Vierter Artikel. Die Engel können keine Wunder machen.
a) Dagegen spricht: I.Gregor der Große (34. in Evg.): „Kräfte nennt man jene Geister, durch welche Zeichen und Wunder bisweilen geschehen.“ II. Augustin (83. Qq. 79.): „Die Magier machten Wunder auf Grund geheimer Kontrakte; die guten Christen thun Wunder wegen des öffentlichen Besten; die schlechten Christen unter dem Schein des öffentlichen Besten.“ „Die Magier, aber“ (I. c.) „thun Wunder, weil sie von den Dämonen erhört werden.“Also können die Dämonen Wunder wirken und um so mehr die guten Engel. III.Augustin (l. c.): „Von Allem, was sichtbarerweise geschieht, glaubt man nich tmit Unrecht, es könne von den niederen Gewalten dieser Luft aus geschehen. “Wenn jedoch eine Wirkung, die sonst von den natürlichen Ursachen ausgeht, hervorgebracht wird ohne Beziehung auf diese natürlichen Ursachen, so nennen wir dies Wunder; wie wenn z. B. jemand vom Fieber geheilt wird, ohne daß die natürlichen Mittel gebraucht werden. Also können die Geister Wunder wirken. IV. Die höhere Kraft ist nicht gebunden an die niedere. Die Kraft der Körpernatur aber ist niedriger als die der Engel. Also ist der Engel nicht gebunden an den Lauf der Natur, d. h. er kann Wunder thun. Auf der anderen Seite heißt es Ps. 135,4. von Gott: „Der allein sehr Wunderbares thut.“
b) Ich antworte, allerdings sei das Wunder außerhalb der Ordnung der Natur, aber nicht außerhalb nur einer einzelnen besonderen Naturkraft; sonst würde jeder, welcher einen Stein in die Höhe würfe, ein Wunder thun, da dies doch außerhalb der Natur des Steines ist. Zum Wunder vielmehr gehört es, daß es außerhalb der Ordnung der Gesamtnatur sei. Und das zu thun, ist Gott allein eigen. Denn wenn ein Engel etwas aus eigener Kraft thut, so geschieht dies kraft der Ordnung seiner eigenen geschaffenen Natur; und ist dann kein Wunder.

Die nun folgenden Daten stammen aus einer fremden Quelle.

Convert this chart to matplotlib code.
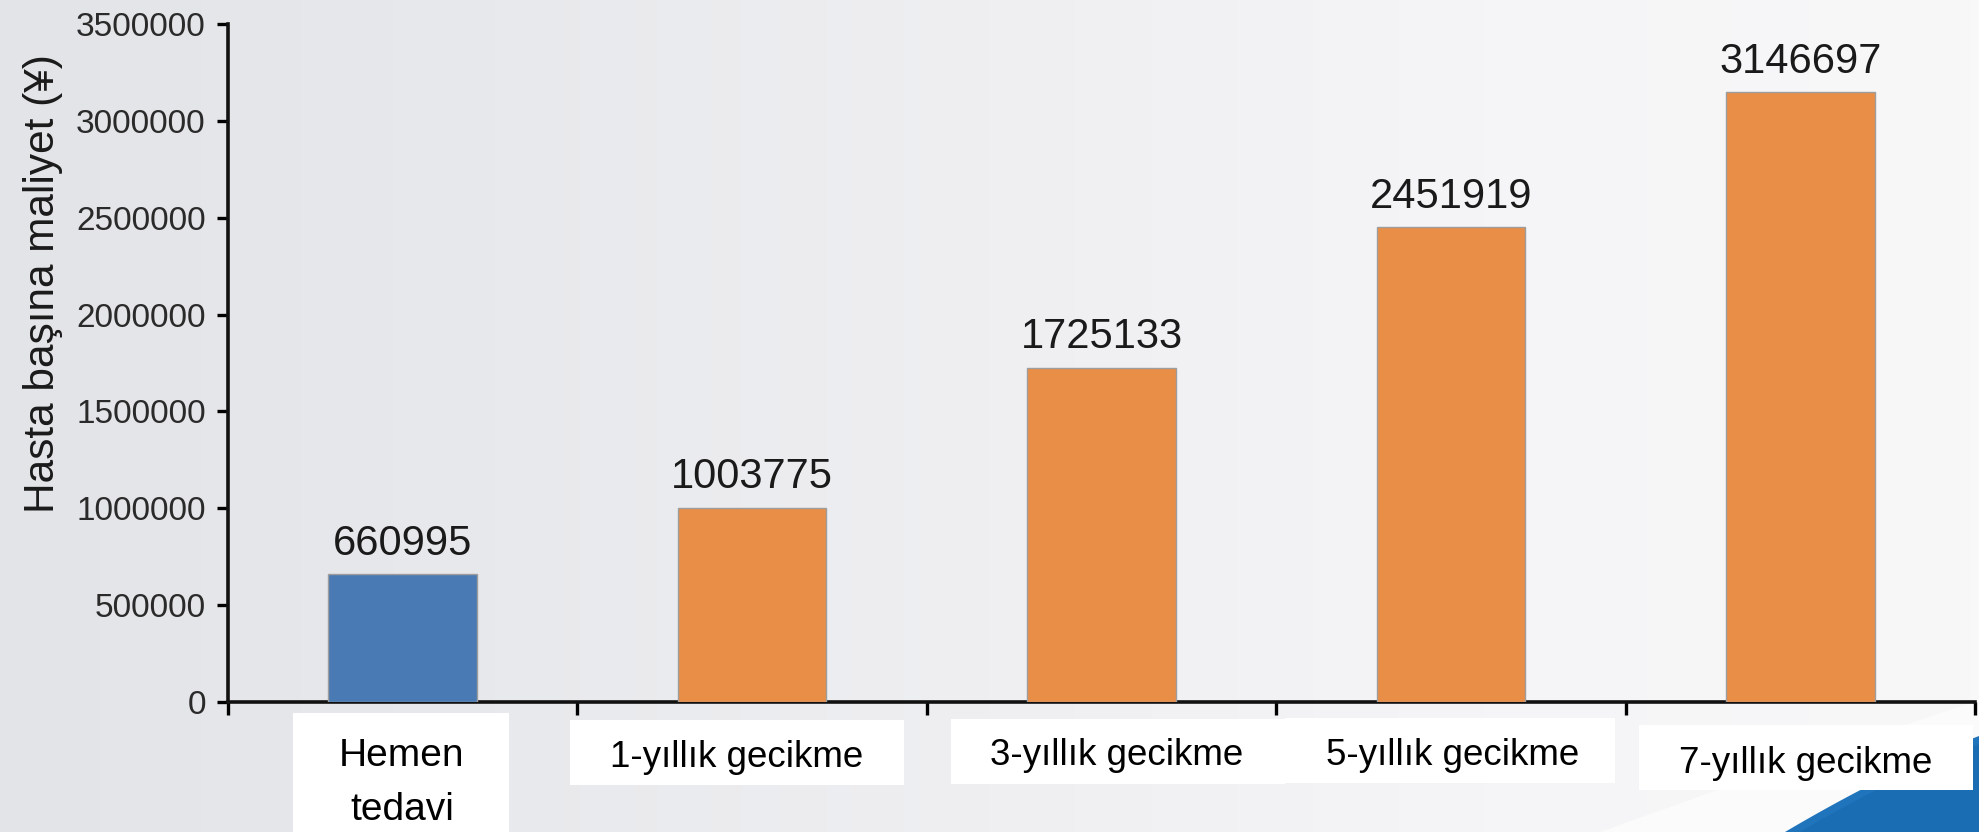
import numpy as np
import matplotlib
matplotlib.use("Agg")
import matplotlib.pyplot as plt
from matplotlib.patches import Rectangle, Polygon
from matplotlib.colors import LinearSegmentedColormap

plt.rcParams['font.family'] = ['Liberation Sans', 'DejaVu Sans']

# ---- data ----
categories = ["Hemen\ntedavi", "1-yıllık gecikme", "3-yıllık gecikme",
              "5-yıllık gecikme", "7-yıllık gecikme"]
costs = [660995, 1003775, 1725133, 2451919, 3146697]
bar_colors = ["#4a7ab3", "#e98e46", "#e98e46", "#e98e46", "#e98e46"]
y_ticks = [0, 500000, 1000000, 1500000, 2000000, 2500000, 3000000, 3500000]
y_label = "Hasta başına maliyet (¥)"

W, H = 1979, 832
fig = plt.figure(figsize=(W / 100, H / 100), dpi=100)


def fx(x):
    return x / W


def fy(y):
    return 1 - y / H


# soft grey backdrop, darker on the left
bg = fig.add_axes([0, 0, 1, 1], zorder=-10)
grad = np.linspace(0, 1, 512).reshape(1, -1)
cmap = LinearSegmentedColormap.from_list(
    "bg", ["#e2e4e7", "#e8e9ec", "#efeff2", "#f5f5f7", "#f8f8f9"])
bg.imshow(grad, aspect="auto", cmap=cmap, extent=[0, 1, 0, 1])
bg.set_xlim(0, 1)
bg.set_ylim(0, 1)
bg.axis("off")


# decorative swoosh in the lower right corner
def bezier(p0, p1, p2, n=60):
    t = np.linspace(0, 1, n)[:, None]
    return (1 - t) ** 2 * np.array(p0) + 2 * (1 - t) * t * np.array(p1) + t ** 2 * np.array(p2)


white_band = bezier((1600, 832), (1800, 760), (1979, 700))
pts = [(fx(x), fy(y)) for x, y in white_band] + [(1, 0)]
bg.add_patch(Polygon(pts, closed=True, facecolor="#fbfbfc", edgecolor="none"))
blue_band = bezier((1785, 832), (1890, 770), (1979, 736))
pts = [(fx(x), fy(y)) for x, y in blue_band] + [(1, 0)]
bg.add_patch(Polygon(pts, closed=True, facecolor="#1f74bb", edgecolor="none"))
blue_hi = bezier((1800, 832), (1895, 776), (1979, 744))
pts = [(fx(x), fy(y)) for x, y in blue_hi] + [(1, 0)]
bg.add_patch(Polygon(pts, closed=True, facecolor="#1b6db3", edgecolor="none"))

# ---- main chart ----
ax_left, ax_right, ax_top, ax_bottom = 228, 1975, 24, 702
ax = fig.add_axes([fx(ax_left), fy(ax_bottom), fx(ax_right - ax_left),
                   (ax_bottom - ax_top) / H])
ax.patch.set_alpha(0)

x = np.arange(len(costs))
ax.bar(x, costs, width=0.425, color=bar_colors, edgecolor="#9d9d9d",
       linewidth=1.0, zorder=3)

for xi, v in zip(x, costs):
    ax.annotate(f"{v}", (xi, v), xytext=(0, 14), textcoords="offset points",
                ha="center", va="baseline", fontsize=30, color="#1a1a1a")

ax.set_xlim(-0.5, len(costs) - 0.5)
ax.set_ylim(0, 3500000)
ax.set_xticks(np.arange(-0.5, len(costs), 1.0))
ax.set_xticklabels([])
ax.set_yticks(y_ticks)
ax.set_yticklabels([str(v) for v in y_ticks])

ax.tick_params(axis="y", direction="out", length=8, width=2.4,
               labelsize=24, pad=8, labelcolor="#2a2a2a")
ax.tick_params(axis="x", direction="out", length=9, width=2.4)
for side in ("top", "right"):
    ax.spines[side].set_visible(False)
for side in ("left", "bottom"):
    ax.spines[side].set_linewidth(2.6)
    ax.spines[side].set_color("#111111")

fig.text(fx(43), fy(284), y_label, rotation=90, ha="center", va="center",
         fontsize=30.5, color="#1a1a1a")

# category labels on white panels
label_boxes = [
    (293, 713, 509, 832),
    (570, 720, 904, 785),
    (951, 719, 1285, 784),
    (1285, 718, 1615, 783),
    (1639, 725, 1973, 790),
]
label_x = [402, 737, 1117, 1453, 1806]
label_baselines = [(766, 820), (767,), (765,), (765,), (773,)]
label_sizes = [28, 26.5, 26.5, 26.5, 26.5]
for (x0, y0, x1, y1), cx, bases, lab, fs in zip(label_boxes, label_x,
                                                label_baselines, categories,
                                                label_sizes):
    fig.add_artist(Rectangle((fx(x0), fy(y1)), fx(x1 - x0), (y1 - y0) / H,
                             transform=fig.transFigure, facecolor="white",
                             edgecolor="none", zorder=5))
    for line, base in zip(lab.split("\n"), bases):
        fig.text(fx(cx), fy(base), line, ha="center", va="baseline",
                 fontsize=fs, color="black", zorder=6)

fig.savefig("out.png", dpi=100)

c) I. Die Engel thun Wunder oder auch heilige Menschen; entweder weil Gott auf ihr Verlangen ein Wunder thut oder weil sie beim Wunder eine Dienstleistung verrichten. II. Nicht alle natürliche Kraft ist uns bekannt. Was somit vermittelst einer uns unbekannten natürlichen Kraft geschieht, das ist für uns wunderbar; aber nicht an sich ist es ein Wunder. Denn da müßte es außerhalb der gesamten Naturordnung geschehen. Wenn somit die Dämonen kraft ihrer Natur, die uns unbekannt ist, etwas thun, so ist dies mit Rücksicht auf uns ein Wunder. „Durch geheime oder private Kontrakte“ machten die Magier Wunder, weil was geschieht vermittelst eines Bündnisses mit dem Dämon, auf Grund eines „geheimen Kontraktes“ gleichsam geschieht; und weil die Kraft einer einzelnen Kreatur ist wie die einer Privatperson im Staate. Die göttliche Gerechtigkeit aber ist im ganzen Universum „das Beste Aller“, wie etwa ein öffentliches Gesetz im Staate. Thun also die guten Christen Wunder, so geschieht dies vermittelst der göttlichen Gerechtigkeit „zum Besten Aller“. Die schlechten Christen aber thun Wunder unter dem Scheine der göttlichen Gerechtigkeit und des allgemeinen Besten, indem sie den Namen Christi anrufen oder sich einiger heiliger Zeichen bedienen. III. Daß die geistigen Substanzen all das thun können, was sichtbar in der Welt geschieht, hat seinen Grund darin, daß sie vermittelst der Ortsbewegung körperlichen Samen, also natürliche Ursachen gebrauchen. IV.Die Engel können nichts thun außerhalb der gesamten natürlichen Ordnung; also kein Wunder.